Da allora, i parenti dicono che Hathloul è stata violentata, torturata con percosse e scosse elettriche e tenuta in isolamento per lunghi periodi di tempo. Diversi tentativi di sciopero della fame hanno anche portato un comitato delle Nazioni Unite per i diritti delle donne a manifestare allarme per il suo stato di salute precario. Dopo essere stata processata nel tribunale penale di Riyadh con l’accusa di aver destabilizzato la sicurezza nazionale e di aver lavorato con entità straniere contro lo Stato, il caso di Hathloul è stato trasferito a novembre al tribunale penale specializzato.

Amnesty International sostiene che l’organo segreto emette regolarmente lunghe condanne a pene detentive e a morte per coloro che sfidano la monarchia assoluta del Paese e ottengono confessioni sotto tortura: «Un regime che vede l’attivismo delle donne come terrorismo è profondamente spezzato. Non ci sono ragioni morali o legali per continuare la detenzione delle attiviste e la loro prolungata incarcerazione non è nemmeno nell’interesse del regime saudita. L’Arabia Saudita non riabiliterà mai la sua reputazione mentre continua a imprigionare e torturare coloro che fanno campagna per le libertà fondamentali», ha detto l’ong Grant Liberty, che fa campagna a favore dei prigionieri di coscienza sauditi.

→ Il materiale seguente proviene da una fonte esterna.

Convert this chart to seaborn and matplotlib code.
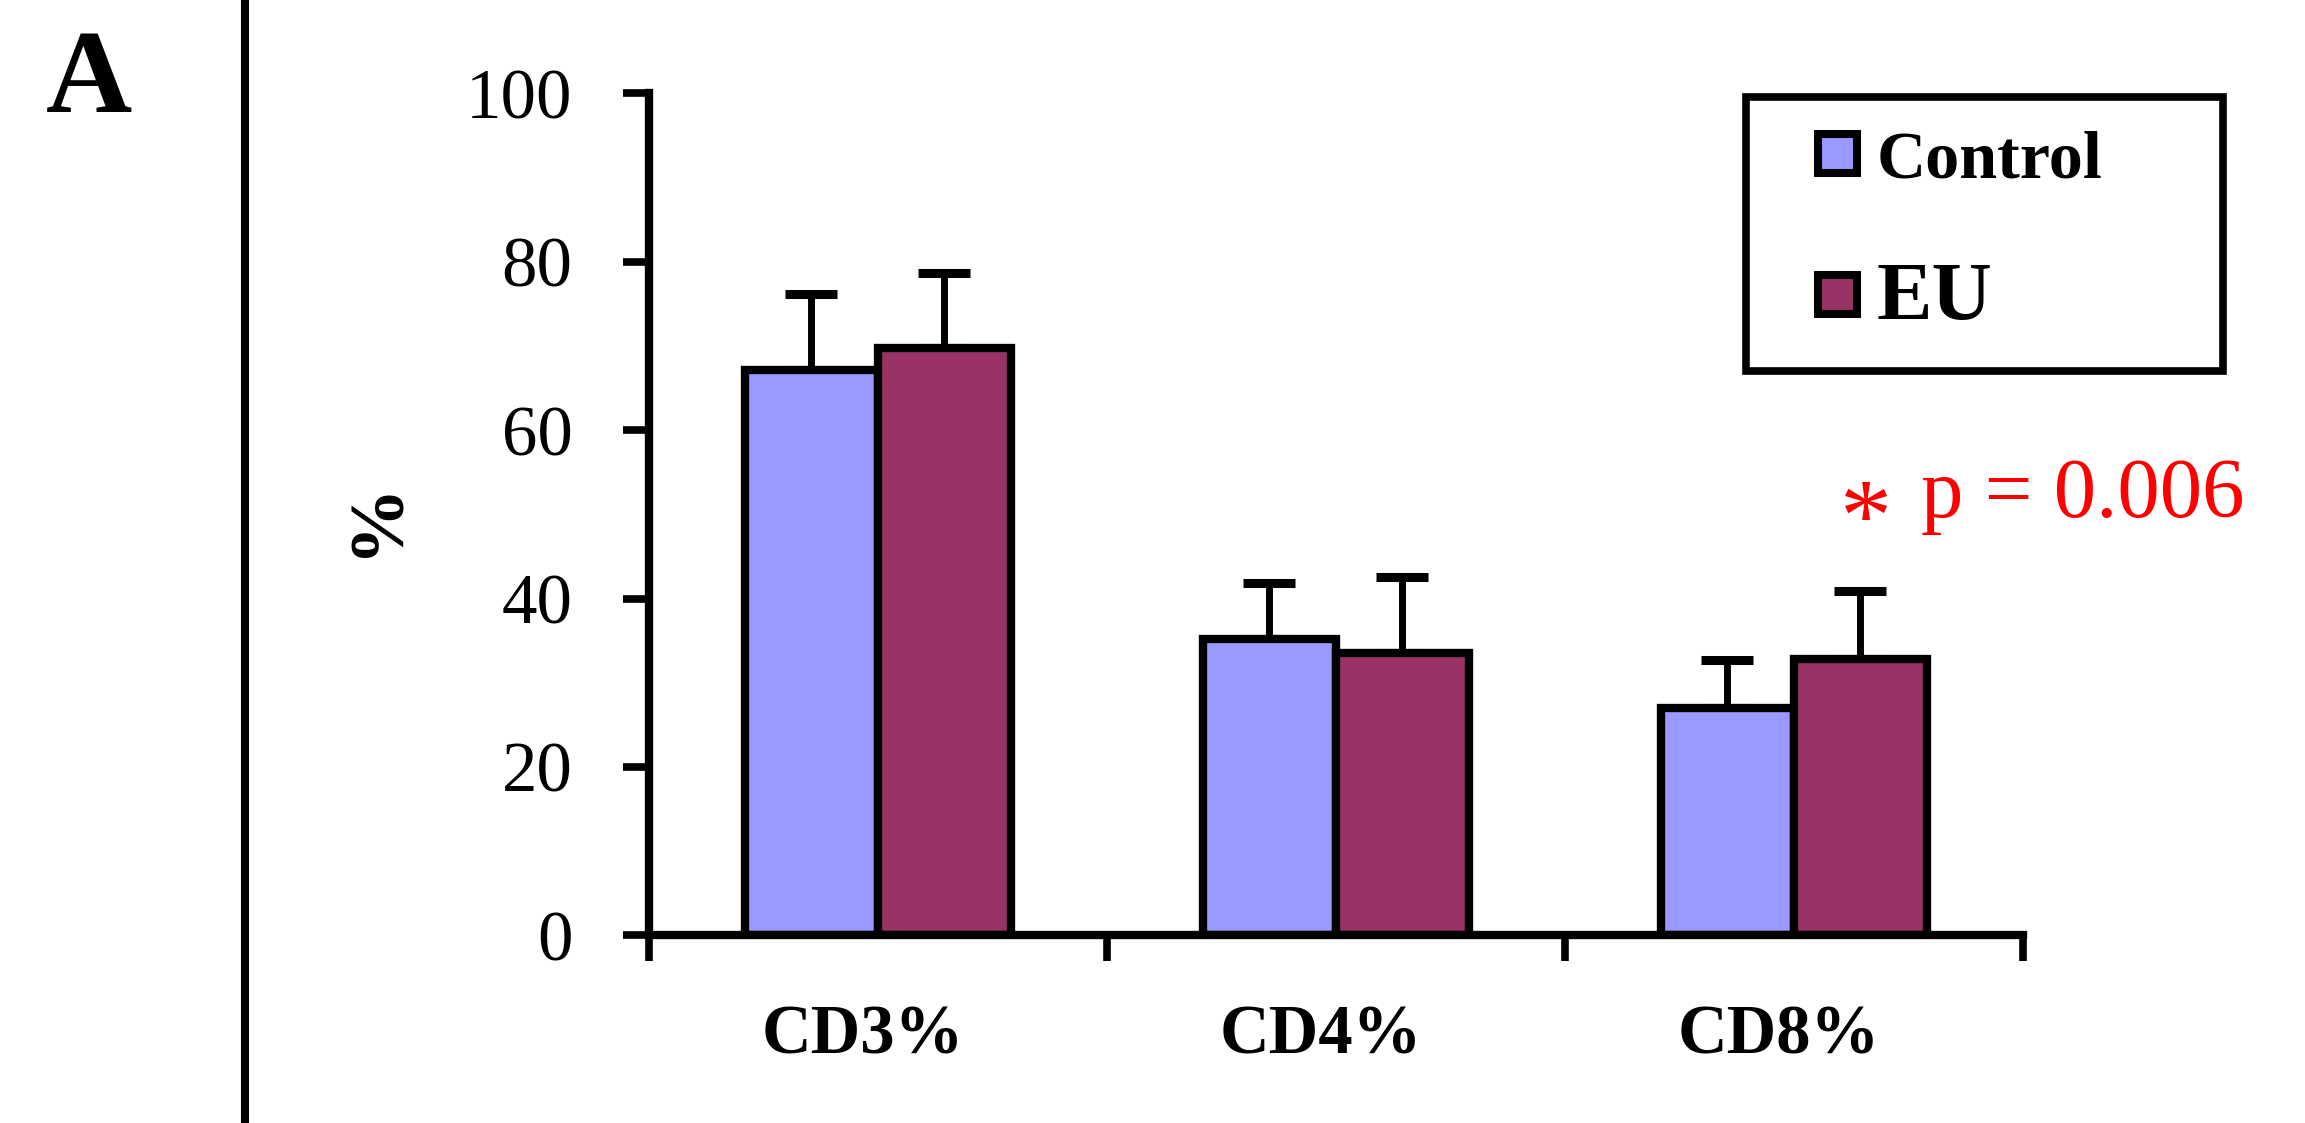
import numpy as np
import pandas as pd
import matplotlib
matplotlib.use('Agg')
import matplotlib.pyplot as plt
import seaborn as sns
from matplotlib.patches import Rectangle
from matplotlib.lines import Line2D

# ---- data ----
categories = ['CD3%', 'CD4%', 'CD8%']
groups = ['Control', 'EU']
control_mean = [67.1, 35.2, 27.0]
control_err = [9.1, 6.6, 5.7]
eu_mean = [69.7, 33.5, 32.8]
eu_err = [9.0, 9.1, 8.1]
yticks = [0, 20, 40, 60, 80, 100]
colors = ['#9999FF', '#993366']
panel_label = 'A'
ylabel = '%'
star_text = '*'
p_text = 'p = 0.006'

sns.set_theme(style='white')
plt.rcParams['font.family'] = ['Liberation Serif', 'DejaVu Serif']
plt.rcParams['text.color'] = 'black'
plt.rcParams['axes.labelcolor'] = 'black'
plt.rcParams['xtick.color'] = 'black'
plt.rcParams['ytick.color'] = 'black'
plt.rcParams['lines.solid_capstyle'] = 'round'

df = pd.DataFrame({
    'category': categories * 2,
    'group': [groups[0]] * len(categories) + [groups[1]] * len(categories),
    'value': control_mean + eu_mean,
})
errs = {groups[0]: control_err, groups[1]: eu_err}

fig = plt.figure(figsize=(23.05, 11.23), dpi=100)
ax = fig.add_axes([0.2815, 0.16705, 0.5961, 0.74987])

sns.barplot(data=df, x='category', y='value', hue='group', order=categories,
            hue_order=groups, palette=colors, saturation=1, width=0.58,
            edgecolor='black', linewidth=6, errorbar=None, ax=ax)

for cont, g in zip(ax.containers, groups):
    xs = [b.get_x() + b.get_width() / 2 for b in cont]
    hs = [b.get_height() for b in cont]
    _, caps, bars = ax.errorbar(xs, hs, yerr=[np.zeros(len(hs)), errs[g]], fmt='none',
                                ecolor='black', elinewidth=5, capsize=19, capthick=6.5,
                                zorder=0.9)
    for c in bars:
        c.set_capstyle('round')

ax.set_xlim(-0.5, 2.5)
ax.set_ylim(0, 100)
sns.despine(ax=ax)
for s in ['left', 'bottom']:
    ax.spines[s].set_linewidth(6)
    ax.spines[s].set_color('black')
    ax.spines[s].set_capstyle('projecting')

# category labels sit slightly left of the bar-pair centres in the reference
label_shift = 0.033
ax.set_xticks([-0.5, 0.5, 1.5, 2.5])
ax.set_xticklabels([])
ax.set_xticks([i - label_shift for i in range(len(categories))], minor=True)
ax.set_xticklabels(categories, minor=True, fontsize=49.5, fontweight='bold')
ax.tick_params(axis='x', which='major', bottom=True, direction='out', length=19, width=5.5)
ax.tick_params(axis='x', which='minor', bottom=True, length=0, pad=50)
ax.set_yticks(yticks)
ax.set_yticklabels([str(v) for v in yticks], fontsize=51)
ax.tick_params(axis='y', which='major', left=True, direction='out', length=19, width=5.5, pad=36)
ax.set_xlabel('')
ax.set_ylabel('')

# legend
old = ax.get_legend()
handles = list(old.legend_handles)
labels = [t.get_text() for t in old.get_texts()]
old.remove()
leg = ax.legend(handles, labels, loc='upper left', bbox_to_anchor=(0.7887, 0.8837),
                bbox_transform=fig.transFigure, frameon=False, borderpad=0,
                borderaxespad=0, handlelength=0.57, handleheight=0.49,
                handletextpad=0.29, labelspacing=1.03,
                prop={'family': ['Liberation Serif', 'DejaVu Serif'], 'weight': 'bold', 'size': 49})
leg.get_texts()[1].set_fontsize(60)
for h in leg.legend_handles:
    h.set_edgecolor('black')
    h.set_linewidth(5.8)
fig.add_artist(Rectangle((0.7573, 0.6692), 0.9646 - 0.7573, 0.9132 - 0.6692,
                         transform=fig.transFigure, fill=False, edgecolor='black', linewidth=5.5))

# separator line and texts
fig.add_artist(Line2D([0.1063, 0.1063], [0, 1], transform=fig.transFigure, color='black', linewidth=5.8))
fig.text(0.0386, 0.9003, panel_label, ha='center', va='baseline', fontsize=86, fontweight='bold')
fig.text(0.164, 0.5387, ylabel, ha='center', va='center', rotation=90, fontsize=56, fontweight='bold')
fig.text(0.7983, 0.5102, star_text, ha='left', va='baseline', fontsize=75, color='#FF0000')
fig.text(0.8334, 0.5396, p_text, ha='left', va='baseline', fontsize=61, color='#FF0000')

fig.savefig('out.png', dpi=100, facecolor='white')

Da quando il principe ereditario Mohammed bin Salman è stato nominato erede al trono nel 2017, Riyadh ha intrapreso una serie di riforme sociali di ampio respiro: oltre a permettere alle donne di guidare, la famigerata polizia morale del Paese è stata ridimensionate e le donne hanno ora la libertà di viaggiare senza il permesso di un tutore maschile. Le riforme, tuttavia, sono state accompagnate da una crescente repressione statale contro le voci dissenzienti.